New Poetry: "Virga" in The Cardiff Review
This blogpost is more or less just a way to announce, with slightly more extravagance, the arrival of my poem “Virga” into the published world. As most “real poets” say, one should let the poem speak for itself, but I can’t help but bestow a little backstory about this particular piece.
Like many of my poems, this one began with a particular phrase/image calling my attention. In this case, it was “the hands of lightning reaching down and pressing their thumbs to the earth.” Unlike many of my poems, the rest of the poem was written nearly all at once on the notes of my iPhone whilst trying to fall asleep that night. The next morning, I typed it all up (in a semi-sonnet form, if I remember correctly) and sent it off to my workshop classmates for Monday critique. It went through many iterations of rhymes and slant-rhymes, spacing attempts, and endings (with which I am never satisfied). Its published form with its liberal wide spacing is a far cry from my usually compact style.
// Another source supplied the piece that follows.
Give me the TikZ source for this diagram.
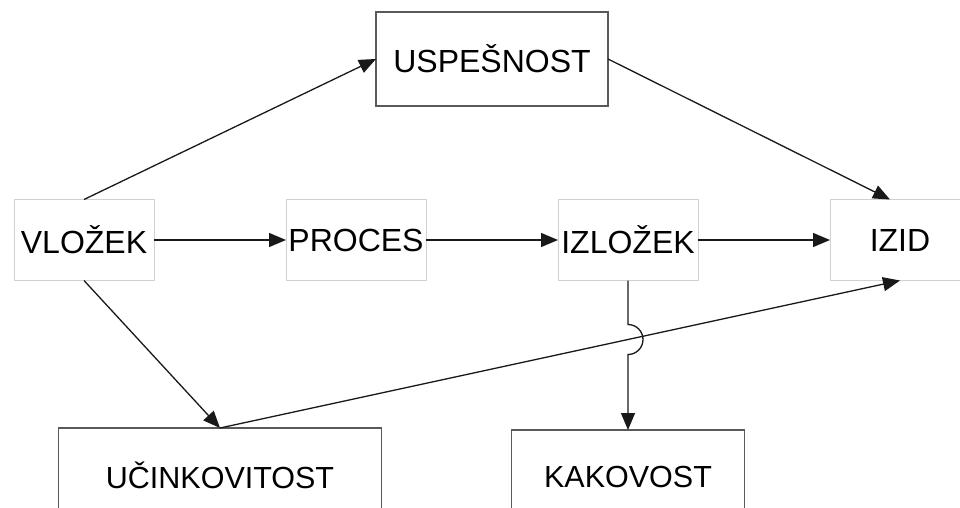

Though I really should stop explaining it, I feel it worthwhile to set the scene. This poem is distinctly Kansan, as many of my poems are, and takes place during a particular weather phenomena when you can see a summer storm approaching from miles away – usually accompanied by a spectacular lightning show. The air is warm and thick, the windows are down, and the wide roads are uncommonly clear. Enter “Virga.”
A big thank you to The Cardiff Review for publishing and editing this poem. An even bigger thank you to my classmates and teachers at the University of Manchester for their suggestions and interpretations of this piece and many others.